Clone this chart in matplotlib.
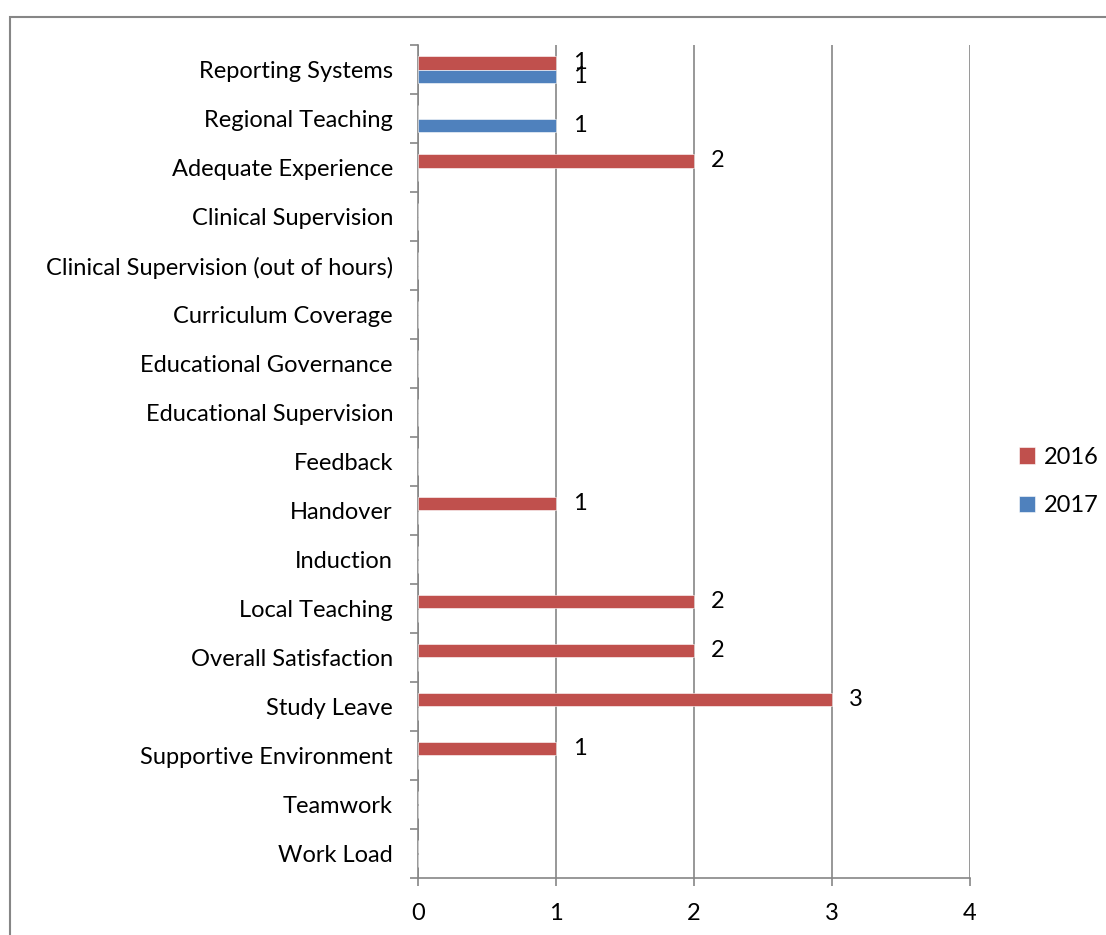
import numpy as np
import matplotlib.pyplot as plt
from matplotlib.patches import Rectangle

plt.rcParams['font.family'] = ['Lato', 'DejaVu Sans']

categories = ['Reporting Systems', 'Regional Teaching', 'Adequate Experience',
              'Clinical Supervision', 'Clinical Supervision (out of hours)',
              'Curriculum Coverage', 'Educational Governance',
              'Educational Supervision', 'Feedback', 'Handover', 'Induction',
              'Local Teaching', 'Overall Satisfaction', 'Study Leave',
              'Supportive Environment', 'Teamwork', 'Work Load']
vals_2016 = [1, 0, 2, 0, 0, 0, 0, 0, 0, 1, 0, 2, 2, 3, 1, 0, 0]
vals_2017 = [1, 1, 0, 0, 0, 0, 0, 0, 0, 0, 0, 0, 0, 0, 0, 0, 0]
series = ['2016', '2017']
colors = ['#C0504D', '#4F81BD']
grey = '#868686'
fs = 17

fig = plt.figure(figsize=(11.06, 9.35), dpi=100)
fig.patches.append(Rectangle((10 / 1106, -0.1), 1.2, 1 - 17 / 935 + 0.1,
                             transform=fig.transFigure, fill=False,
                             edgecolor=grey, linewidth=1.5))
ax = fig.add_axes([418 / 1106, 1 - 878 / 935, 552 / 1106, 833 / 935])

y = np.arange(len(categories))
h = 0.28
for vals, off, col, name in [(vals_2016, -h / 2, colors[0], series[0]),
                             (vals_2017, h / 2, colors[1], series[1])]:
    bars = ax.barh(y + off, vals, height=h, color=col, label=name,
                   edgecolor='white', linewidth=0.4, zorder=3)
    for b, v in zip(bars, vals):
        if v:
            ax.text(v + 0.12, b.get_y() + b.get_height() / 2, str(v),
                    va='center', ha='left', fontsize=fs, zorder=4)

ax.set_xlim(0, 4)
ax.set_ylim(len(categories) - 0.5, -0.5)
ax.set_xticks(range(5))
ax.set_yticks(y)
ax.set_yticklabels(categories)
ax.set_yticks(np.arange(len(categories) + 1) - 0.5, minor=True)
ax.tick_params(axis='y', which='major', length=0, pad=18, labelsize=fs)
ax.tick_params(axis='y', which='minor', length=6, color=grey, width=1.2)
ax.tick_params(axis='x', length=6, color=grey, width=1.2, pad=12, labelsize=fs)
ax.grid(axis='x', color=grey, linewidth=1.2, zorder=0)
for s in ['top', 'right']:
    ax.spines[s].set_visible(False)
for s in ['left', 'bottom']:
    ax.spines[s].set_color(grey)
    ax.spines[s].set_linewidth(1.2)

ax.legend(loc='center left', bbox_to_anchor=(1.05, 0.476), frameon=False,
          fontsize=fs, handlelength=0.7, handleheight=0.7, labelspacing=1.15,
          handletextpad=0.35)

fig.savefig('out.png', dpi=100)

****************************************

• [TASK DIRECTIONS] Without the images, write out each line of the data verbatim.

• [RESPONSE]
Clone this chart in matplotlib.
import numpy as np
import matplotlib.pyplot as plt
from matplotlib.patches import Rectangle

plt.rcParams['font.family'] = ['Lato', 'DejaVu Sans']

categories = ['Reporting Systems', 'Regional Teaching', 'Adequate Experience',
              'Clinical Supervision', 'Clinical Supervision (out of hours)',
              'Curriculum Coverage', 'Educational Governance',
              'Educational Supervision', 'Feedback', 'Handover', 'Induction',
              'Local Teaching', 'Overall Satisfaction', 'Study Leave',
              'Supportive Environment', 'Teamwork', 'Work Load']
vals_2016 = [1, 0, 2, 0, 0, 0, 0, 0, 0, 1, 0, 2, 2, 3, 1, 0, 0]
vals_2017 = [1, 1, 0, 0, 0, 0, 0, 0, 0, 0, 0, 0, 0, 0, 0, 0, 0]
series = ['2016', '2017']
colors = ['#C0504D', '#4F81BD']
grey = '#868686'
fs = 17

fig = plt.figure(figsize=(11.06, 9.35), dpi=100)
fig.patches.append(Rectangle((10 / 1106, -0.1), 1.2, 1 - 17 / 935 + 0.1,
                             transform=fig.transFigure, fill=False,
                             edgecolor=grey, linewidth=1.5))
ax = fig.add_axes([418 / 1106, 1 - 878 / 935, 552 / 1106, 833 / 935])

y = np.arange(len(categories))
h = 0.28
for vals, off, col, name in [(vals_2016, -h / 2, colors[0], series[0]),
                             (vals_2017, h / 2, colors[1], series[1])]:
    bars = ax.barh(y + off, vals, height=h, color=col, label=name,
                   edgecolor='white', linewidth=0.4, zorder=3)
    for b, v in zip(bars, vals):
        if v:
            ax.text(v + 0.12, b.get_y() + b.get_height() / 2, str(v),
                    va='center', ha='left', fontsize=fs, zorder=4)

ax.set_xlim(0, 4)
ax.set_ylim(len(categories) - 0.5, -0.5)
ax.set_xticks(range(5))
ax.set_yticks(y)
ax.set_yticklabels(categories)
ax.set_yticks(np.arange(len(categories) + 1) - 0.5, minor=True)
ax.tick_params(axis='y', which='major', length=0, pad=18, labelsize=fs)
ax.tick_params(axis='y', which='minor', length=6, color=grey, width=1.2)
ax.tick_params(axis='x', length=6, color=grey, width=1.2, pad=12, labelsize=fs)
ax.grid(axis='x', color=grey, linewidth=1.2, zorder=0)
for s in ['top', 'right']:
    ax.spines[s].set_visible(False)
for s in ['left', 'bottom']:
    ax.spines[s].set_color(grey)
    ax.spines[s].set_linewidth(1.2)

ax.legend(loc='center left', bbox_to_anchor=(1.05, 0.476), frameon=False,
          fontsize=fs, handlelength=0.7, handleheight=0.7, labelspacing=1.15,
          handletextpad=0.35)

fig.savefig('out.png', dpi=100)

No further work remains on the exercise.